Alabama head coach Nick Saban
At this time six years ago, Alabama was coming off a stretch that saw the Crimson Tide win 26 games over the previous four seasons, struggling with scholarship limitations from probation and in the midst of looking for a replacement for previous head coach Mike Shula.
After some serious flirtation with then-West Virginia head coach Rich Rodriguez, Alabama landed then-Miami Dolphins head coach Nick Saban, and the rest is history.
After a rough start to his Alabama career, Saban's Crimson Tide teams have been at the top or in the middle of the national title discussion every year since the start of 2008, save for the final three weeks of the 2010 season.
Over the last five years, Saban has led his team to three SEC West titles, two SEC championships, two BCS National Championships and the possibility of a third in a little over one month's time.
It's success that is unprecedented during the BCS era and has vaulted Saban into the same conversation as legendary Alabama head coach Paul W. "Bear" Bryant in the debate for the best head coach in Alabama history.
So would a win over Notre Dame on Jan. 7, 2013, vault Saban ahead of Bryant?
In terms of resume, of course not.
Bryant won six national championships, 14 SEC titles (13 at Alabama) and was the SEC Coach of the Year 12 times.

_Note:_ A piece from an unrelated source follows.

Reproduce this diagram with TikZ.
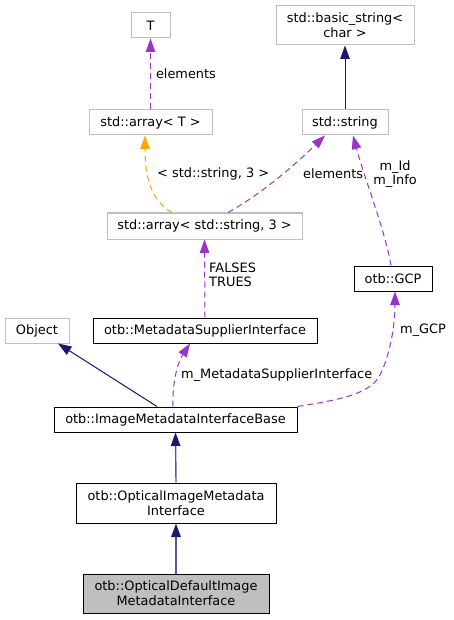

Saban isn't going to coach long enough to even sniff those results. But it was a different time then; in the day and age of overall scholarship limits, signing class restrictions and tougher competition in the SEC, what Saban has done not only at Alabama, but at LSU, is more impressive than what Bryant accomplished.
But only by a little bit.
Winning three of the last four national championships would solidify Saban as the best college football of our generation and establish Alabama as a modern-day college football dynasty.
He has a .827 winning percentage at Alabama (not including vacated wins from the 2007 season), a .738 career SEC winning percentage and another BCS title when factoring in his time at LSU.
Bryant had a .824 career winning percentage at Alabama, and a .797 winning percentage when factoring in his time at Kentucky.
To put it more simply, he will have done exactly what Bryant did at Alabama but under much more difficult circumstances.
Debating between Saban and Bryant is like choosing between filet mignon and New York strip. You can't go wrong either way.
But if Saban hoists the crystal football on Jan. 7, it absolutely would be a legitimate discussion.